Just when I thought Monarch rescue was winding down for the season in my neighborhood, it suddenly cranked into overdrive yesterday: Three pupas eclosed into Monarch Butterflies. I tagged and then released them at about noon. That left me with two pupas. I didn’t even have time for the empty nest syndrome to set in.
At about 2PM I got a call from my friend Margie to come over because she had found three Monarch caterpillars on some milkweed she was getting ready to cut back. I cleaned the laundry baskets from the previous inhabitants and went over to Margie’s to pick up the three new charges. As I was collecting them, Margie found two more for a total of five. Then we went across the street to my house to get some more milkweed from my garden and what do you think? While we were gathering milkweed for the hungry caterpillars at my house, we found five more. Now I have ten caterpillars and two pupas—12 more potential Monarch butterflies.
Putting Labels on Monarchs
Thus far this year Charlie and I have rescued and released 20 Monarch butterflies. However, we’ve only tagged nine of them. Tagging them is a delicate process that involves holding both their wings together and affixing a tiny label to the discal cell of the creature’s hind wing. We got the labels from a friend who didn’t have time this year to participate.
The labels come from Monarch Watch, a nonprofit education, conservation and research program based at the University of Kansas that focuses on the monarch butterfly, its habitat and its fall migration.

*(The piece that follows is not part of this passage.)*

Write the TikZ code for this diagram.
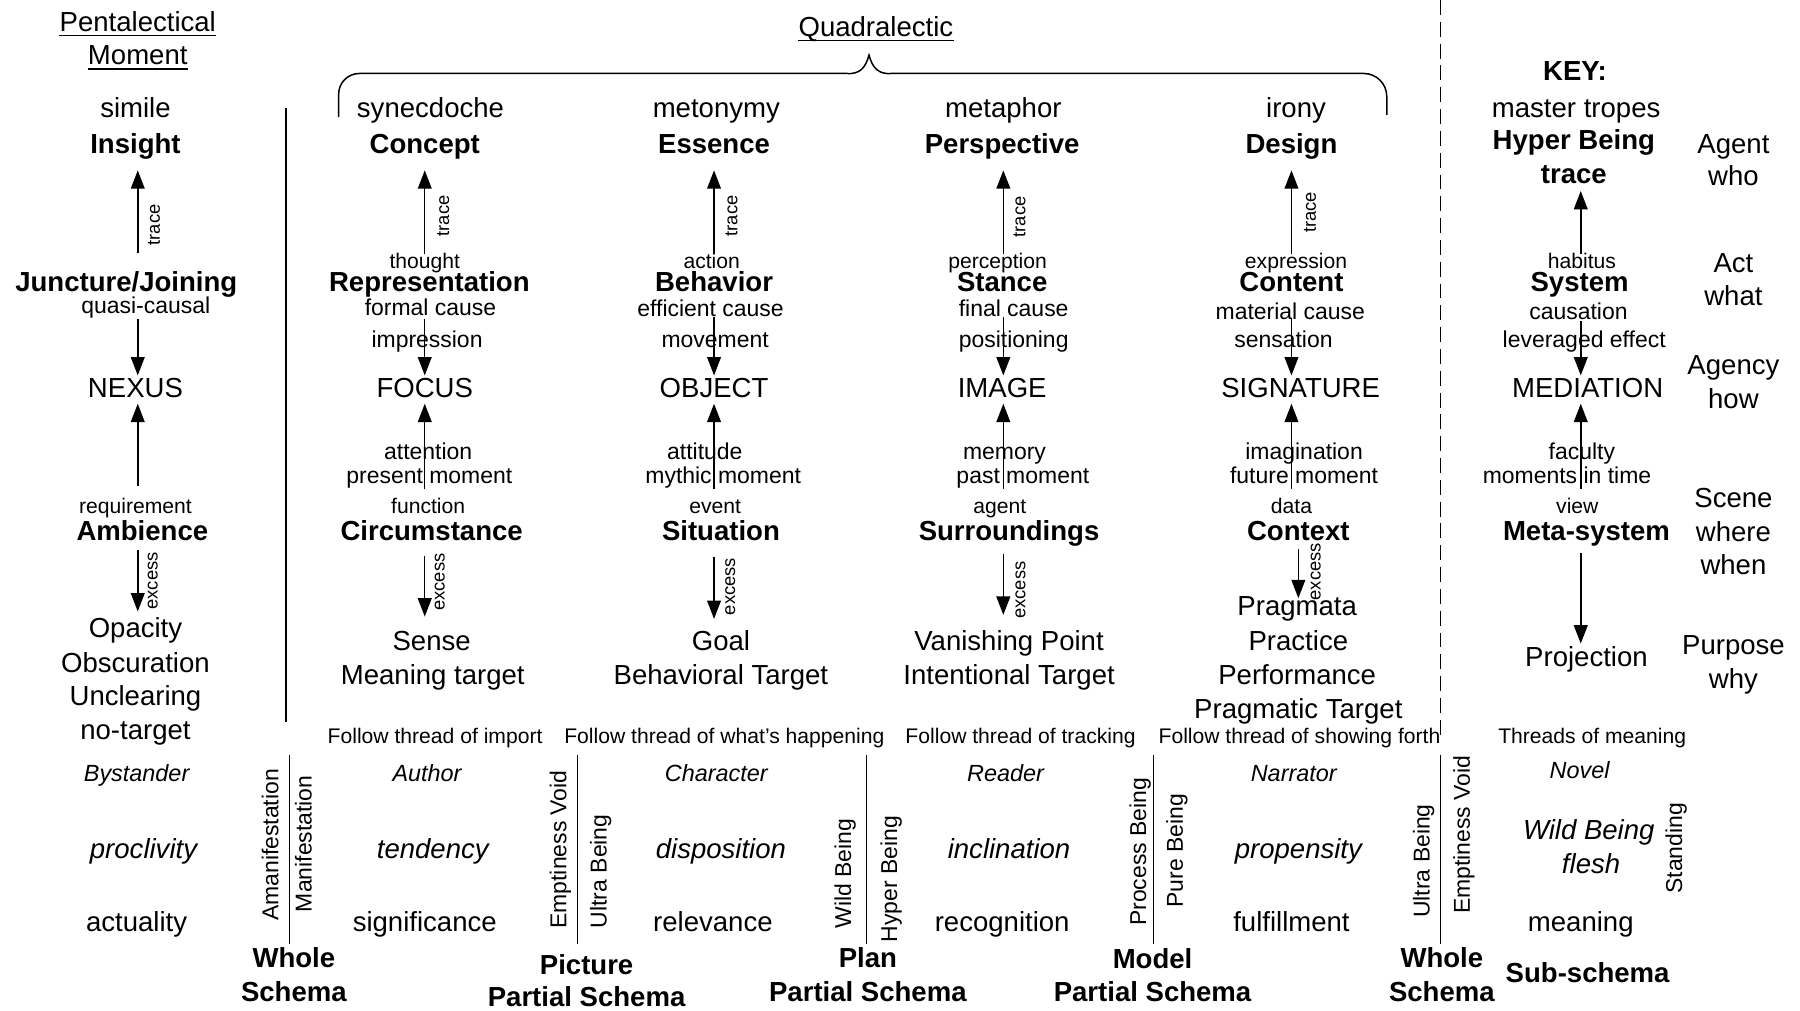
\documentclass[tikz,border=0pt]{standalone}
\usepackage{fontspec}
\setmainfont{Liberation Sans}
\usetikzlibrary{arrows.meta}
\begin{document}
\begin{tikzpicture}[x=0.5pt,y=-0.5pt,
  mainf/.style={inner sep=0pt, text height=8.9pt, text depth=2.4pt, font=\fontsize{12}{14}\selectfont},
  boldf/.style={inner sep=0pt, text height=8.9pt, text depth=2.4pt, font=\fontsize{12}{14}\selectfont\bfseries},
  smallf/.style={inner sep=0pt, text height=7.4pt, text depth=2pt, font=\fontsize{10}{12}\selectfont},
  tinyf/.style={inner sep=0pt, text height=6.8pt, text depth=1.85pt, font=\fontsize{9.2}{11}\selectfont},
  rotf/.style={inner sep=0pt, text height=5.9pt, text depth=1.6pt, font=\fontsize{8}{10}\selectfont, rotate=90},
  sidef/.style={inner sep=0pt, text height=7.4pt, text depth=2pt, font=\fontsize{10}{12}\selectfont, rotate=90},
  itsmall/.style={inner sep=0pt, text height=7.5pt, text depth=2pt, font=\fontsize{10.2}{12}\selectfont\itshape},
  itbig/.style={inner sep=0pt, text height=8.9pt, text depth=2.4pt, font=\fontsize{12}{14}\selectfont\itshape},
  ln/.style={line width=0.65pt},
  arr/.style={line width=0.65pt, -{Triangle[length=8pt,width=6pt]}},
]
\useasboundingbox (0,-2) rectangle (1568,878);

% column axes
\coordinate (col0) at (120,0);
\coordinate (col1) at (370,0);
\coordinate (col2) at (622,0);
\coordinate (col3) at (874,0);
\coordinate (col4) at (1125,0);
\coordinate (col4e) at (1131,0);
\coordinate (colk) at (1377,0);

% ---------- headings ----------
\node[mainf] (pent) at (120,19) {Pentalectical};
\node[mainf] (mom) at (120,48) {Moment};
\node[mainf] (quad) at (763,23) {Quadralectic};
\foreach \n in {pent,mom,quad}
  \draw[ln] ([yshift=-1.8pt]\n.base west) -- ([yshift=-1.8pt]\n.base east);

% brace over the four tropes
\draw[ln, rounded corners=9pt] (295,100) -- (295,62) -- (737,62);
\draw[ln] (737,62) .. controls (749,63) and (754,57) .. (757,46)
          .. controls (760,57) and (765,63) .. (777,62);
\draw[ln, rounded corners=10pt] (777,62) -- (1208,62) -- (1208,98);

% dividers
\draw[ln] (249,92) -- (249,627);
\draw[ln, dash pattern=on 6.5pt off 3pt] (1255,-2) -- (1255,641);

% ---------- Pentalectical column ----------
\node[mainf] (simile) at (118,94) {simile};
\node[boldf] (insight) at (118,125) {Insight};
\node[boldf] (junct) at (110,245) {Juncture/Joining};
\node[smallf] (quasi) at (127,266) {quasi-causal};
\node[mainf] (nexus) at (118,338) {NEXUS};
\node[tinyf] (req) at (118,440) {requirement};
\node[boldf] (amb) at (124,462) {Ambience};
\node[mainf] (opac) at (118,547) {Opacity};
\node[mainf] (obsc) at (118,577) {Obscuration};
\node[mainf] (uncl) at (118,606) {Unclearing};
\node[mainf] (notg) at (118,636) {no-target};
\node[rotf] (tr0) at (135,194) {trace};
\node[rotf] (ex0) at (133,504) {excess};
\draw[arr, shorten <=7.35pt, shorten >=4.85pt] (col0 |- junct.north) -- (col0 |- insight.south);
\draw[arr, shorten >=0.65pt] (col0 |- quasi.south) -- (col0 |- nexus.north);
\draw[arr, shorten <=4.7pt] (col0 |- req.north) -- (col0 |- nexus.south);
\draw[arr, shorten <=1.85pt, shorten >=2.35pt] (col0 |- amb.south) -- (col0 |- opac.north);

% ---------- synecdoche ----------
\node[mainf] (syn) at (375,94) {synecdoche};
\node[boldf] (concept) at (370,125) {Concept};
\node[tinyf] (thought) at (370,226.5) {thought};
\node[boldf] (repr) at (374,245.5) {Representation};
\node[smallf] (formal) at (375,267) {formal cause};
\node[smallf] (impr) at (372,295) {impression};
\node[mainf] (focus) at (370,338) {FOCUS};
\node[smallf] (atten) at (373,393) {attention};
\node[smallf] (pres) at (374,414) {present moment};
\node[tinyf] (func) at (373,440) {function};
\node[boldf] (circ) at (376,462) {Circumstance};
\node[mainf] (sense) at (376,558) {Sense};
\node[mainf] (meant) at (377,588) {Meaning target};
\node[rotf] (tr1) at (387,186) {trace};
\node[rotf] (ex1) at (383,505) {excess};
\draw[arr, shorten <=-0.7pt, shorten >=4.85pt] (col1 |- thought.north) -- (col1 |- concept.south);
\draw[arr, shorten <=-0.5pt, shorten >=0.65pt] (col1 |- formal.south) -- (col1 |- focus.north);
\draw[arr] (col1 |- pres.south) -- (col1 |- focus.south);
\draw[arr, shorten <=4.35pt, shorten >=5.6pt] (col1 |- circ.south) -- (col1 |- sense.north);

% ---------- metonymy ----------
\node[mainf] (meto) at (624,94) {metonymy};
\node[boldf] (essence) at (622,125) {Essence};
\node[tinyf] (action) at (620,226.5) {action};
\node[boldf] (behav) at (622,245.5) {Behavior};
\node[smallf] (effic) at (619,268.5) {efficient cause};
\node[smallf] (movem) at (623,295) {movement};
\node[mainf] (object) at (622,338) {OBJECT};
\node[smallf] (attit) at (614,393) {attitude};
\node[smallf] (mythic) at (630,414) {mythic moment};
\node[tinyf] (event) at (623,440) {event};
\node[boldf] (situ) at (628,462) {Situation};
\node[mainf] (goal) at (628,558) {Goal};
\node[mainf] (behtg) at (628,588) {Behavioral Target};
\node[rotf] (tr2) at (638,186) {trace};
\node[rotf] (ex2) at (636,509) {excess};
\draw[arr, shorten <=-0.7pt, shorten >=4.85pt] (col2 |- action.north) -- (col2 |- essence.south);
\draw[arr, shorten <=-1.9pt, shorten >=0.65pt] (col2 |- effic.south) -- (col2 |- object.north);
\draw[arr] (col2 |- mythic.south) -- (col2 |- object.south);
\draw[arr, shorten <=4.85pt, shorten >=4.6pt] (col2 |- situ.south) -- (col2 |- goal.north);

% ---------- metaphor ----------
\node[mainf] (metaph) at (874,94) {metaphor};
\node[boldf] (persp) at (873,125) {Perspective};
\node[tinyf] (percep) at (869,226.5) {perception};
\node[boldf] (stance) at (873,245.5) {Stance};
\node[smallf] (final) at (883,268.5) {final cause};
\node[smallf] (posit) at (883,295) {positioning};
\node[mainf] (image) at (873,338) {IMAGE};
\node[smallf] (memory) at (875,393) {memory};
\node[smallf] (past) at (891,414) {past moment};
\node[tinyf] (agentw) at (871,440) {agent};
\node[boldf] (surr) at (879,462) {Surroundings};
\node[mainf] (vanish) at (879,558) {Vanishing Point};
\node[mainf] (intent) at (879,588) {Intentional Target};
\node[rotf] (tr3) at (889,187) {trace};
\node[rotf] (ex3) at (889,512) {excess};
\draw[arr, shorten <=-0.7pt, shorten >=4.85pt] (col3 |- percep.north) -- (col3 |- persp.south);
\draw[arr, shorten <=-1.9pt, shorten >=0.65pt] (col3 |- final.south) -- (col3 |- image.north);
\draw[arr] (col3 |- past.south) -- (col3 |- image.south);
\draw[arr, shorten <=3.35pt, shorten >=6.35pt] (col3 |- surr.south) -- (col3 |- vanish.north);

% ---------- irony ----------
\node[mainf] (irony) at (1129,94) {irony};
\node[boldf] (design) at (1125,125) {Design};
\node[tinyf] (expr) at (1129,226.5) {expression};
\node[boldf] (content) at (1125,245.5) {Content};
\node[smallf] (mater) at (1124,271) {material cause};
\node[smallf] (sensa) at (1118,295) {sensation};
\node[mainf] (signat) at (1133,338) {SIGNATURE};
\node[smallf] (imag) at (1136,393) {imagination};
\node[smallf] (future) at (1136,414) {future moment};
\node[tinyf] (data) at (1125,440) {data};
\node[boldf] (context) at (1131,462) {Context};
\node[mainf] (pragm) at (1130,528) {Pragmata};
\node[mainf] (pract) at (1131,558) {Practice};
\node[mainf] (perf) at (1130,588) {Performance};
\node[mainf] (pragt) at (1131,617) {Pragmatic Target};
\node[rotf] (tr4) at (1142,183) {trace};
\node[rotf] (ex4) at (1146,496) {excess};
\draw[arr, shorten <=-0.7pt, shorten >=4.85pt] (col4 |- expr.north) -- (col4 |- design.south);
\draw[arr, shorten <=-2.45pt, shorten >=0.65pt] (col4 |- mater.south) -- (col4 |- signat.north);
\draw[arr] (col4 |- future.south) -- (col4 |- signat.south);
\draw[arr, shorten <=1.35pt, shorten >=-1.4pt] (col4e |- context.south) -- (col4e |- pragm.north);

% ---------- key column ----------
\node[boldf] (key) at (1372,62) {KEY:};
\node[mainf] (mtrop) at (1373,94) {master tropes};
\node[boldf] (hyper) at (1371,122) {Hyper Being};
\node[boldf] (ktrace) at (1371,151) {trace};
\node[tinyf] (habit) at (1378,226.5) {habitus};
\node[boldf] (system) at (1376,245.5) {System};
\node[smallf] (caus) at (1375,271) {causation};
\node[smallf] (lever) at (1380,295) {leveraged effect};
\node[mainf] (media) at (1383,338) {MEDIATION};
\node[smallf] (facul) at (1378,393) {faculty};
\node[smallf] (momt) at (1365,414) {moments in time};
\node[tinyf] (view) at (1374,440) {view};
\node[boldf] (meta) at (1382,462) {Meta-system};
\node[mainf] (proj) at (1382,572) {Projection};
\draw[arr, shorten <=-0.7pt, shorten >=0.85pt] (colk |- habit.north) -- (colk |- ktrace.south);
\draw[arr, shorten <=-1.7pt, shorten >=0.65pt] (colk |- caus.south) -- (colk |- media.north);
\draw[arr] (colk |- momt.south) -- (colk |- media.south);
\draw[arr, shorten <=2.85pt, shorten >=0.85pt] (colk |- meta.south) -- (colk |- proj.north);

% right-hand questions
\node[mainf] (agent) at (1510,125) {Agent};
\node[mainf] (who) at (1510,153) {who};
\node[mainf] (act) at (1510,229) {Act};
\node[mainf] (what) at (1510,258) {what};
\node[mainf] (agency) at (1510,318) {Agency};
\node[mainf] (how) at (1510,347) {how};
\node[mainf] (scene) at (1510,434) {Scene};
\node[mainf] (where) at (1510,463) {where};
\node[mainf] (when) at (1510,492) {when};
\node[mainf] (purpose) at (1510,562) {Purpose};
\node[mainf] (why) at (1510,591) {why};

% ---------- threads ----------
\node[tinyf] (thr1) at (379,641) {Follow thread of import};
\node[tinyf] (thr2) at (631,641) {Follow thread of what's happening};
\node[tinyf] (thr3) at (889,641) {Follow thread of tracking};
\node[tinyf] (thr4) at (1132,641) {Follow thread of showing forth};
\node[tinyf] (thr5) at (1387,641) {Threads of meaning};

\node[itsmall] (bysta) at (119,673) {Bystander};
\node[itsmall] (author) at (372,673) {Author};
\node[itsmall] (charac) at (624,673) {Character};
\node[itsmall] (reader) at (876,673) {Reader};
\node[itsmall] (narr) at (1127,673) {Narrator};
\node[itsmall] (novel) at (1376,671) {Novel};

\node[itbig] (procl) at (125,739) {proclivity};
\node[itbig] (tend) at (377,739) {tendency};
\node[itbig] (dispo) at (628,739) {disposition};
\node[itbig] (incl) at (879,739) {inclination};
\node[itbig] (prope) at (1131,739) {propensity};
\node[itbig] (wild) at (1384,723) {Wild Being};
\node[itbig] (flesh) at (1386,752) {flesh};

\node[mainf] (actual) at (119,803) {actuality};
\node[mainf] (signif) at (370,803) {significance};
\node[mainf] (relev) at (621,803) {relevance};
\node[mainf] (recog) at (873,803) {recognition};
\node[mainf] (fulf) at (1125,803) {fulfillment};
\node[mainf] (meaning) at (1377,803) {meaning};

% schema separators with their two sides
\foreach \sx in {252,503,755,1005,1255}
  \draw[ln] (\sx,656) -- (\sx,820);
\node[sidef] (amani) at (237,734) {Amanifestation};
\node[sidef] (mani) at (266,733) {Manifestation};
\node[sidef] (empt1) at (488,738) {Emptiness Void};
\node[sidef] (ultra1) at (523,757) {Ultra Being};
\node[sidef] (wildb) at (736,759) {Wild Being};
\node[sidef] (hyperb) at (776,764) {Hyper Being};
\node[sidef] (procb) at (993,740) {Process Being};
\node[sidef] (pureb) at (1025,739) {Pure Being};
\node[sidef] (ultra2) at (1240,748) {Ultra Being};
\node[sidef] (empt2) at (1275,725) {Emptiness Void};
\node[sidef] (stand) at (1460,737) {Standing};

\node[boldf] (whole1) at (256,834) {Whole};
\node[boldf] (schema1) at (256,864) {Schema};
\node[boldf] (pict) at (511,840) {Picture};
\node[boldf] (pschem1) at (511,868) {Partial Schema};
\node[boldf] (plan) at (756,834) {Plan};
\node[boldf] (pschem2) at (756,864) {Partial Schema};
\node[boldf] (model) at (1004,835) {Model};
\node[boldf] (pschem3) at (1004,864) {Partial Schema};
\node[boldf] (whole2) at (1256,834) {Whole};
\node[boldf] (schema2) at (1256,864) {Schema};
\node[boldf] (subs) at (1383,847) {Sub-schema};
\end{tikzpicture}
\end{document}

Each tiny, all-weather, adhesive-backed tag is imprinted with Monarch Watch’s phone number, email address, and a unique identifying number. If you find a tagged Monarch—dead or alive, please use that contact information and call Monarch Watch.
Each label has a unique alphanumeric code (three letters and three digits). I’ve decided to add my grandchildren and Charlie’s grandchildren’s names to the codes of the Monarchs that we release. (You won’t see them on the actual label as there is no room. Grandchildren and monarchs have a lot in common. They are tough, fragile, lovely, innately intelligent and determined.)
All our butterflies are “R” indicating that we reared them. Some folks capture and label wild Monarchs. Thus far we have affixed these identifiers:
WGW300 – FRANK (M) – (R) Labeled and released 10/27/16
WGW301 – MEGAN (F) – (R) Labeled and released 10/29/16
WGW302 – MADISON (F) – (R) Labeled and released 10/29/16
WGW303 – JACK (M) – (R) Labeled and released 10/29/16
WGW304 – ZOE (F) – (R) Labeled and released 10/30/16
WGW305 – ARIEL (F) – (R) Labeled and released 11/14/16
WGW306 – BRAYDIN (M) (R) Labeled and released 11/17/16
WGW307 – SADIE (F) (R) Labeled and released 11/17/16
WGW308 – ERIN (F) (R) Labeled and released 11/17/16
WBW309 – BRETT (waiting for the next Monarch to eclose)
I have a contact tagging datasheet and each time I tag a Monarch, I record the code, the date tagged, the sex, and “R” to indicate reared as opposed to W for Wild, and the place and zip code where released (Garland, Texas 75040)
I send this data to the University of Kansas at Lawrence Kansas.
How Data Is Retrieved
The majority of the recovered tags are obtained in Mexico. Each year members of the Monarch Watch team visit the overwintering sites (El Rosario and Sierra Chincua) where they purchase tags from guides and ejido members. Since the ratio of untagged to tagged monarchs is quite high, it takes most residents several hours to find each tag among the butterflies. They pay $5 for each tag.
The recovery data is posted on the Monarch Watch recovery site and is analyzed to test hypotheses concerning monarch orientation and navigation. The data are also used to determine mortality during the migration and estimate the number of monarchs in the overwintering population.
2016 Is Not Predicted to be a Good Year for Monarchs
All the data to this point in time suggest this year will be a repeat of 2014 with a significant decline in the migration and overwintering numbers. The problem this year seems to be the low numbers of first generation monarchs moving north in May and early June. These numbers are quite similar to those reported in 2014.